CIA destroyed 92 interview tapes

By | March 2, 2009

The Central intelligence Agency (CIA) has destroyed 92 tapes of interviews conducted with terror suspects, a US government lawyer has admitted.

File photo of 9/11 conspirator Zacarias MoussaouiThe agency had previously said that it had destroyed only two tapes. The American Civil Liberties Union (ACLU) has launched a lawsuit against the CIA to seek details of the interrogations of terror suspects. Techniques involved are understood to have included water-boarding, which the Obama administration says is torture.

The acknowledgment of the 92 destroyed tapes came in a letter sent to the judge presiding over the ACLU lawsuit. “The CIA can now identify the number of videotapes that were destroyed,” the letter by acting US Attorney Lev Dassin, obtained by the BBC, said. “Ninety-two videotapes were destroyed.”

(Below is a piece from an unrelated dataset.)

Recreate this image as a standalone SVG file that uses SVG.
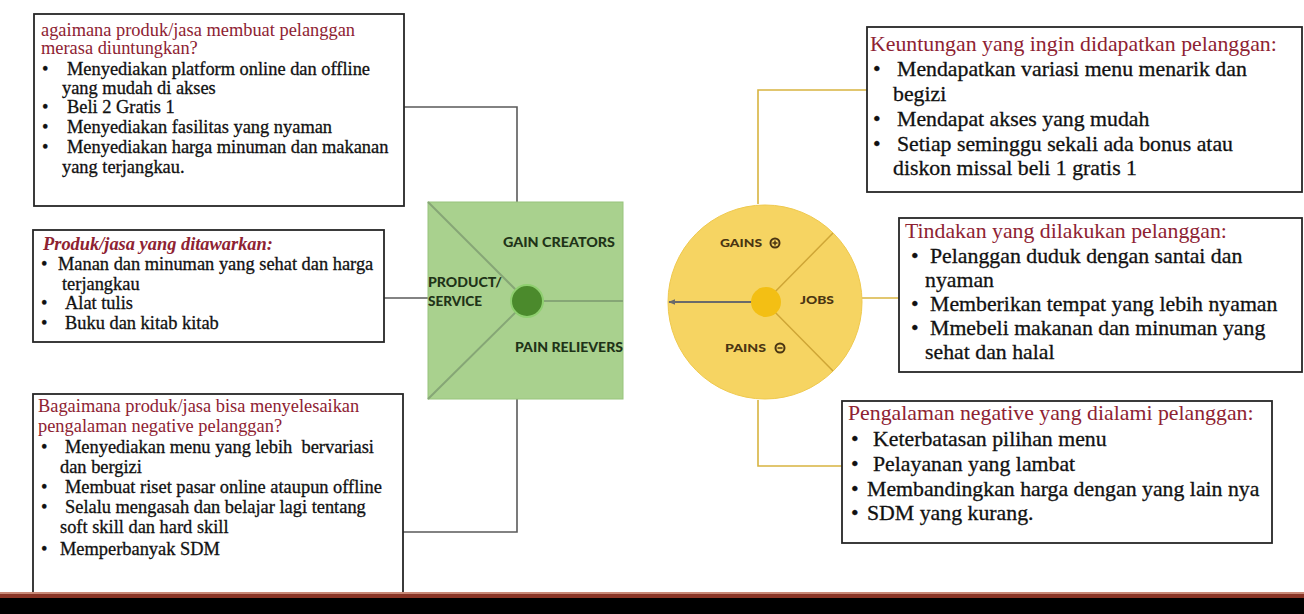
<svg xmlns="http://www.w3.org/2000/svg" width="1304" height="614" viewBox="0 0 1304 614">
<defs>
<style>
.box{fill:#fff;stroke:#262626;stroke-width:1.8}
.t{font-family:"Liberation Serif","Times New Roman",serif;fill:#111;stroke:#111;stroke-width:0.3}
.l{font-size:18.4px}
.r{font-size:21.8px}
.h{fill:#8e2232;stroke:none}
.lab{font-family:Lato,"Open Sans",sans-serif;font-weight:900;fill:#1f3318;font-size:12.5px}
.jl{font-family:Lato,"Open Sans",sans-serif;font-weight:900;fill:#4a3512;font-size:12px}
.cl{fill:none;stroke:#5a5a5a;stroke-width:1.6}
.cr{fill:none;stroke:#d8b440;stroke-width:1.6}
</style>
<marker id="ah" viewBox="0 0 10 10" refX="9" refY="5" markerWidth="7" markerHeight="7" orient="auto-start-reverse" markerUnits="userSpaceOnUse">
<path d="M0,1 L10,5 L0,9 z" fill="#6a6a6a"/>
</marker>
</defs>
<rect width="1304" height="614" fill="#fff"/>

<g id="connectors">
<path class="cl" d="M404,107 H517 V202"/>
<path class="cl" d="M384,298 H428"/>
<path class="cl" d="M517,399 V532 H403"/>
<path class="cr" d="M758,204 V90 H867"/>
<path class="cr" d="M862,298 H899"/>
<path class="cr" d="M758,400 V466 H842"/>
</g>

<g id="value-map">
<rect x="428" y="202" width="195" height="197" fill="#a9d18e" stroke="#98c47c" stroke-width="1"/>
<path d="M428,202 L527,301 M428,399 L527,301 M527,301 H623" stroke="#86a676" stroke-width="2" fill="none"/>
<circle cx="527" cy="301" r="16" fill="#4b8a2c" stroke="#8fcf70" stroke-width="2"/>
<text class="lab" x="503" y="247" textLength="112" lengthAdjust="spacingAndGlyphs">GAIN CREATORS</text>
<text class="lab" x="428" y="287" textLength="74" lengthAdjust="spacingAndGlyphs">PRODUCT/</text>
<text class="lab" x="428" y="306" textLength="54" lengthAdjust="spacingAndGlyphs">SERVICE</text>
<text class="lab" x="515" y="352" textLength="108" lengthAdjust="spacingAndGlyphs">PAIN RELIEVERS</text>
</g>

<g id="customer-profile">
<circle cx="765" cy="302" r="97" fill="#f6d462" stroke="#efc94e" stroke-width="1"/>
<path d="M765,302 L833,233 M765,302 L833,371" stroke="#cfa636" stroke-width="1.5" fill="none"/>
<path d="M752,302 H669" stroke="#6a6a6a" stroke-width="2" fill="none" marker-end="url(#ah)"/>
<circle cx="766" cy="302" r="15" fill="#f3bf14"/>
<text class="jl" x="720" y="247" textLength="42" lengthAdjust="spacingAndGlyphs">GAINS</text>
<circle cx="775" cy="243" r="4.5" fill="none" stroke="#4a3512" stroke-width="2"/>
<path d="M772.5,243 h5 M775,240.5 v5" stroke="#4a3512" stroke-width="1.5"/>
<text class="jl" x="800" y="304" textLength="34" lengthAdjust="spacingAndGlyphs">JOBS</text>
<text class="jl" x="725" y="352" textLength="41" lengthAdjust="spacingAndGlyphs">PAINS</text>
<circle cx="780" cy="348" r="4.5" fill="none" stroke="#4a3512" stroke-width="2"/>
<path d="M777.5,348 h5" stroke="#4a3512" stroke-width="1.5"/>
</g>

<g id="gain-creators-box">
<rect class="box" x="34" y="14" width="370" height="192"/>
<text class="t l h" x="41" y="36">agaimana produk/jasa membuat pelanggan</text>
<text class="t l h" x="41" y="54">merasa diuntungkan?</text>
<text class="t l" x="42" y="75">•</text><text class="t l" x="67" y="75">Menyediakan platform online dan offline</text>
<text class="t l" x="62" y="94">yang mudah di akses</text>
<text class="t l" x="42" y="113">•</text><text class="t l" x="67" y="113">Beli 2 Gratis 1</text>
<text class="t l" x="42" y="133">•</text><text class="t l" x="67" y="133">Menyediakan fasilitas yang nyaman</text>
<text class="t l" x="42" y="153">•</text><text class="t l" x="67" y="153">Menyediakan harga minuman dan makanan</text>
<text class="t l" x="62" y="173">yang terjangkau.</text>
</g>

<g id="products-box">
<rect class="box" x="33" y="230" width="351" height="112"/>
<text class="t l h" x="43" y="250" font-weight="bold" font-style="italic">Produk/jasa yang ditawarkan:</text>
<text class="t l" x="41" y="270">•</text><text class="t l" x="58" y="270">Manan dan minuman yang sehat dan harga</text>
<text class="t l" x="62" y="290">terjangkau</text>
<text class="t l" x="41" y="309">•</text><text class="t l" x="65" y="309">Alat tulis</text>
<text class="t l" x="41" y="329">•</text><text class="t l" x="65" y="329">Buku dan kitab kitab</text>
</g>

<g id="pain-relievers-box">
<rect class="box" x="33" y="394" width="370" height="215"/>
<text class="t l h" x="38" y="412">Bagaimana produk/jasa bisa menyelesaikan</text>
<text class="t l h" x="38" y="432">pengalaman negative pelanggan?</text>
<text class="t l" x="41" y="453">•</text><text class="t l" x="65" y="453">Menyediakan menu yang lebih&#160; bervariasi</text>
<text class="t l" x="60" y="473">dan bergizi</text>
<text class="t l" x="41" y="493">•</text><text class="t l" x="65" y="493">Membuat riset pasar online ataupun offline</text>
<text class="t l" x="41" y="513">•</text><text class="t l" x="65" y="513">Selalu mengasah dan belajar lagi tentang</text>
<text class="t l" x="60" y="533">soft skill dan hard skill</text>
<text class="t l" x="41" y="555">•</text><text class="t l" x="60" y="555">Memperbanyak SDM</text>
</g>

<g id="gains-box">
<rect class="box" x="867" y="27" width="435" height="165"/>
<text class="t r h" x="870" y="51">Keuntungan yang ingin didapatkan pelanggan:</text>
<text class="t r" x="873" y="76">•</text><text class="t r" x="897" y="76">Mendapatkan variasi menu menarik dan</text>
<text class="t r" x="893" y="101">begizi</text>
<text class="t r" x="873" y="126">•</text><text class="t r" x="897" y="126">Mendapat akses yang mudah</text>
<text class="t r" x="873" y="151">•</text><text class="t r" x="897" y="151">Setiap seminggu sekali ada bonus atau</text>
<text class="t r" x="893" y="175">diskon missal beli 1 gratis 1</text>
</g>

<g id="jobs-box">
<rect class="box" x="899" y="218" width="403" height="154"/>
<text class="t r h" x="905" y="238">Tindakan yang dilakukan pelanggan:</text>
<text class="t r" x="911" y="263">•</text><text class="t r" x="930" y="263">Pelanggan duduk dengan santai dan</text>
<text class="t r" x="925" y="287">nyaman</text>
<text class="t r" x="911" y="311">•</text><text class="t r" x="930" y="311">Memberikan tempat yang lebih nyaman</text>
<text class="t r" x="911" y="335">•</text><text class="t r" x="930" y="335">Mmebeli makanan dan minuman yang</text>
<text class="t r" x="925" y="359">sehat dan halal</text>
</g>

<g id="pains-box">
<rect class="box" x="842" y="401" width="430" height="142"/>
<text class="t r h" x="848" y="420">Pengalaman negative yang dialami pelanggan:</text>
<text class="t r" x="851" y="446">•</text><text class="t r" x="873" y="446">Keterbatasan pilihan menu</text>
<text class="t r" x="851" y="471">•</text><text class="t r" x="873" y="471">Pelayanan yang lambat</text>
<text class="t r" x="851" y="496">•</text><text class="t r" x="867" y="496">Membandingkan harga dengan yang lain nya</text>
<text class="t r" x="851" y="520">•</text><text class="t r" x="867" y="520">SDM yang kurang.</text>
</g>

<rect x="0" y="592" width="1304" height="3" fill="#c98a78"/>
<rect x="0" y="594" width="1304" height="4" fill="#8a3526"/>
<rect x="0" y="598" width="1304" height="16" fill="#000"/>
</svg>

The letter, dated 2 March, said the CIA was gathering more details for the lawsuit, such as a list of the destroyed records, any secondary accounts describing what was on the destroyed tapes, and the identities of those who may have viewed or possessed the recordings before their destruction. …

via BBC NEWS | Americas | CIA destroyed 92 interview tapes.

What ticks me off is the vile lie in the definition of waterboarding. This was on the bbc’s site:

Water-boarding: prisoner bound, with cellophane wrapped round his head. Water is poured onto his face and is said to produce a fear of drowning.

There is a disturbing reality warp in this description of water boarding. Saying that it is “said to produce a fear of drowning” is like saying being shot is said to produce a fear of being shot. Water boarding is not “simulated” anything. It is real drowning. It is suffocation torture. Cellophane to stop the water from actually going into the person’s nose mouth and lungs is not used.

According to the New York Times (May) waterboarding was used by the CIA on Khalid Shaik Mohammed, an Al Qaeda leader. This is the paper’s description of the practice: “a prisoner is strapped down, forcibly pushed under water and made to believe he might drown.”

The Washington Post defined water boarding as “an interrogation technique in which a detainee is strapped to a board and pushed underwater to make him think he might drown.”

And what you get as a result, is a person who lies to save his life. Torture is worthless and sadistic. Stop doing it, and stop lying about it.